For many brands, design’s silent impact is the difference between success and failure. The challenge, however, is knowing exactly how to leverage design and speak to the correct audience in the right way. Understanding what your designs truly communicate and ensuring it’s meaningful and relevant to your target audience is the ultimate craft of branding and design.

The more literal you are, the less it sticks.

Contrary to intuition, the harder you try to say something and the more literal you are with design, the less likely it is that you will land your message. Often times it will be the opposite. How many whiskeys are called Top-Shelf? One. And how many of those are proudly displayed on the top shelf? Zero.

Consumers are smarter than that.
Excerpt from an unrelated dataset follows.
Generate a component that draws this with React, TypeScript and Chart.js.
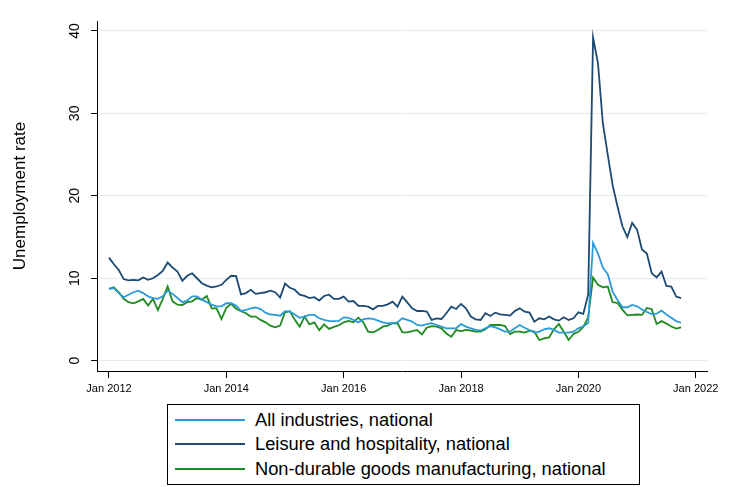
import React, { useEffect, useRef } from "react";
import { Chart, registerables } from "chart.js";

Chart.register(...registerables);

// Month index 0 = Jan 2012 ... 117 = Oct 2021
const xTickMonths = [0, 24, 48, 72, 96, 120];
const xTickLabels = ["Jan 2012", "Jan 2014", "Jan 2016", "Jan 2018", "Jan 2020", "Jan 2022"];
const yTicks = [0, 10, 20, 30, 40];

const seriesNames = [
  "All industries, national",
  "Leisure and hospitality, national",
  "Non-durable goods manufacturing, national",
];
const seriesColors = ["#2a9bd6", "#1c4a74", "#1f8a1f"];

const allIndustries = [
  8.7, 8.8, 8.2, 7.7, 8.0, 8.3, 8.5, 8.2, 7.8, 7.6, 7.5, 7.8,
  8.5, 8.1, 7.6, 7.1, 7.3, 7.8, 7.8, 7.4, 7.1, 6.8, 6.6, 6.6,
  6.97, 6.97, 6.7, 6.03, 6.15, 6.35, 6.45, 6.26, 5.83, 5.6, 5.55, 5.46,
  6.0, 5.95, 5.6, 5.2, 5.35, 5.55, 5.55, 5.15, 4.94, 4.8, 4.8, 4.82,
  5.26, 5.2, 4.94, 4.66, 5.0, 5.14, 5.06, 4.86, 4.66, 4.54, 4.54, 4.66,
  5.14, 4.94, 4.74, 4.33, 4.25, 4.45, 4.54, 4.33, 4.13, 3.93, 3.93, 3.93,
  4.45, 4.13, 3.93, 3.73, 3.64, 3.93, 4.2, 4.05, 3.8, 3.52, 3.52, 3.93,
  4.33, 4.0, 3.73, 3.4, 3.52, 3.8, 3.93, 3.73, 3.4, 3.4, 3.4, 3.52,
  3.93, 4.17, 4.57, 14.3, 13.0, 11.3, 10.5, 8.38, 7.37, 6.48, 6.48, 6.76,
  6.6, 6.2, 5.9, 5.66, 5.7, 6.07, 5.6, 5.2, 4.8, 4.6,
];

const leisureHospitality = [
  12.5, 11.7, 11.0, 9.9, 9.75, 9.8, 9.75, 10.1, 9.8, 10.0, 10.4, 10.9,
  11.9, 11.3, 10.8, 9.7, 10.3, 10.6, 10.0, 9.4, 9.1, 8.9, 9.0, 9.2,
  9.8, 10.3, 10.25, 8.05, 8.2, 8.6, 8.1, 8.2, 8.3, 8.5, 8.3, 7.65,
  9.35, 8.85, 8.6, 8.0, 7.85, 7.6, 7.7, 7.3, 7.85, 8.0, 7.5, 7.5,
  7.77, 7.16, 7.24, 6.64, 6.64, 6.56, 6.23, 6.64, 6.64, 6.84, 7.16, 6.56,
  7.77, 7.08, 6.35, 6.03, 6.03, 5.95, 4.94, 5.14, 5.06, 5.75, 6.56, 6.27,
  6.88, 6.35, 5.35, 5.02, 4.94, 5.75, 5.43, 5.83, 5.63, 5.55, 5.47, 6.03,
  6.35, 5.95, 5.83, 4.73, 5.14, 5.02, 5.35, 5.02, 4.86, 5.27, 4.94, 5.14,
  5.87, 5.67, 8.0, 39.2, 36.1, 28.8, 25.0, 21.3, 18.7, 16.3, 15.0, 16.7,
  15.9, 13.5, 13.0, 10.6, 10.1, 10.8, 9.06, 9.0, 7.78, 7.6,
];

const nonDurableMfg = [
  8.7, 8.9, 8.3, 7.5, 7.1, 6.95, 7.2, 7.5, 6.7, 7.5, 6.15, 7.5,
  9.0, 7.2, 6.8, 6.75, 7.1, 7.2, 7.6, 7.4, 7.85, 6.35, 6.35, 5.05,
  6.4, 6.9, 6.3, 6.0, 5.75, 5.35, 5.35, 4.95, 4.65, 4.25, 4.05, 4.25,
  5.87, 6.0, 4.95, 4.13, 5.35, 4.4, 4.65, 3.7, 4.4, 3.85, 4.1, 4.3,
  4.66, 4.82, 4.66, 5.22, 4.66, 3.52, 3.44, 3.72, 4.13, 4.25, 4.54, 4.54,
  3.44, 3.44, 3.6, 3.72, 3.2, 4.0, 4.2, 4.13, 3.93, 3.3, 2.9, 3.72,
  3.6, 3.73, 3.64, 3.52, 3.52, 3.8, 4.33, 4.33, 4.33, 4.2, 3.24, 3.52,
  3.52, 3.4, 3.64, 3.52, 2.51, 2.71, 2.83, 3.8, 4.45, 3.52, 2.51, 3.24,
  3.5, 4.1, 5.26, 10.1, 9.2, 8.9, 9.0, 7.1, 7.0, 6.2, 5.5, 5.55,
  5.6, 5.55, 6.4, 6.25, 4.45, 4.8, 4.5, 4.15, 3.9, 4.05,
];

const seriesValues = [allIndustries, leisureHospitality, nonDurableMfg];
const months = allIndustries.map((_, i) => i);

const FONT = "'Liberation Sans', Arial, Helvetica, sans-serif";

export default function App() {
  const canvasRef = useRef<HTMLCanvasElement | null>(null);

  useEffect(() => {
    document.body.style.margin = "0";
    const canvas = canvasRef.current;
    if (!canvas) return;
    const chart = new Chart(canvas, {
      type: "line",
      data: {
        datasets: seriesValues.map((vals, si) => ({
          label: seriesNames[si],
          data: months.map((m, i) => ({ x: m, y: vals[i] })),
          borderColor: seriesColors[si],
          backgroundColor: seriesColors[si],
          borderWidth: 1.8,
          pointRadius: 0,
          tension: 0,
          fill: false,
        })),
      },
      options: {
        responsive: false,
        animation: false,
        layout: { padding: { top: 21, right: 23, left: 0, bottom: 0 } },
        plugins: {
          legend: { display: false },
          tooltip: { enabled: false },
        },
        scales: {
          x: {
            type: "linear",
            min: -2.45,
            max: 122.3,
            afterBuildTicks: (s: any) => {
              s.ticks = xTickMonths.map((v) => ({ value: v }));
            },
            afterFit: (s: any) => {
              s.height = 29;
            },
            grid: {
              drawOnChartArea: false,
              drawTicks: true,
              tickLength: 7,
              tickColor: "#000",
            },
            border: { display: true, color: "#000", width: 1 },
            ticks: {
              autoSkip: false,
              maxRotation: 0,
              minRotation: 0,
              padding: 4,
              color: "#000",
              font: { family: FONT, size: 11 },
              callback: (v: any) => {
                const k = xTickMonths.indexOf(Number(v));
                return k >= 0 ? xTickLabels[k] : "";
              },
            },
          },
          y: {
            type: "linear",
            min: -1.25,
            max: 41.2,
            afterBuildTicks: (s: any) => {
              s.ticks = yTicks.map((v) => ({ value: v }));
            },
            afterFit: (s: any) => {
              s.width = 97;
            },
            grid: {
              color: "#e3ecef",
              lineWidth: 1,
              drawTicks: true,
              tickLength: 6,
              tickColor: "#000",
            },
            border: { display: true, color: "#000", width: 1 },
            ticks: {
              color: "#000",
              font: { family: FONT, size: 14 },
              padding: 8,
              minRotation: 90,
              maxRotation: 90,
              crossAlign: "center",
              callback: (v: any) => String(v),
            },
            title: {
              display: true,
              text: "Unemployment rate",
              color: "#000",
              font: { family: FONT, size: 17 },
              padding: { top: 10, bottom: 0 },
            },
          },
        },
      },
    });
    return () => chart.destroy();
  }, []);

  const rowTops = [16, 40, 65];

  return (
    <div style={{ position: "relative", width: 730, height: 487, background: "#fff", overflow: "hidden" }}>
      <canvas ref={canvasRef} width={730} height={400} style={{ position: "absolute", left: 0, top: 0 }} />
      <div
        style={{
          position: "absolute",
          left: 167,
          top: 404,
          width: 473,
          height: 81,
          border: "1px solid #000",
          boxSizing: "border-box",
          background: "#fff",
          fontFamily: FONT,
          fontSize: 18.3,
          color: "#000",
        }}
      >
        {seriesNames.map((name, i) => (
          <div key={name} style={{ position: "absolute", left: 0, top: rowTops[i] - 1, width: "100%", height: 0 }}>
            <div
              style={{
                position: "absolute",
                left: 7,
                top: -1,
                width: 70,
                height: 2,
                background: seriesColors[i],
              }}
            />
            <div
              style={{
                position: "absolute",
                left: 87,
                top: -12,
                lineHeight: "24px",
                whiteSpace: "nowrap",
              }}
            >
              {name}
            </div>
          </div>
        ))}
      </div>
    </div>
  );
}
The human brain is wired to decode patterns and make subtle connections in the pursuit of gaining an understanding of the context and to support decision making. From your name and the design of your logo and identity system, the feel and experience of your packaging, the tone of voice used to communicate; everything harmonizes together as unspoken cues to be subconsciously decoded within the greater context of culture. When properly arranged, these codes and cues are what create the connections with your target (an actual person, remember!), they trigger associations and become the things people remember, and they enhance your communication on a level that words, messages and advertisements are unable to achieve on their own.

Cannabis is an emerging category and its design has to work hard to communicate all the product features new to the consumer. It’s natural that the mainstream packaging design showcases a whole variety of explicit codes like Canna-names, descriptive logos, marijuana leaves, functional icons, etc. Obvious & explanatory design becomes cliché. Think wings on the airlines, or mountains on mineral water. Brands that end up owning a unique space in consumers minds do that through more implicit cues weaving together associations from life, culture & myth like, say Virgin or SmartWater. Evoke, rather than explain, could be a good start for your creative brief as it can take your design team to a richer creative territory.

Evoke what you intend.

The challenge with implicit design is controlling and understanding consumer perceptions. So how do you ensure your design tells the right story to the right person? Two ways. Ask people. They’re ultimately the ones who are going to be persuaded (or repelled) by the design. You will need to do it in a way to remove biases and friendly encouragement, but it’ll give you a decent start. The other is to seek a design professional to conduct an analysis of your brand. Understanding the semiotics and codes of design when placed within culture will identify the strengths and weaknesses of your brand, pinpointing where your designs are working to build the correct idea and where they are actually working against your brand idea.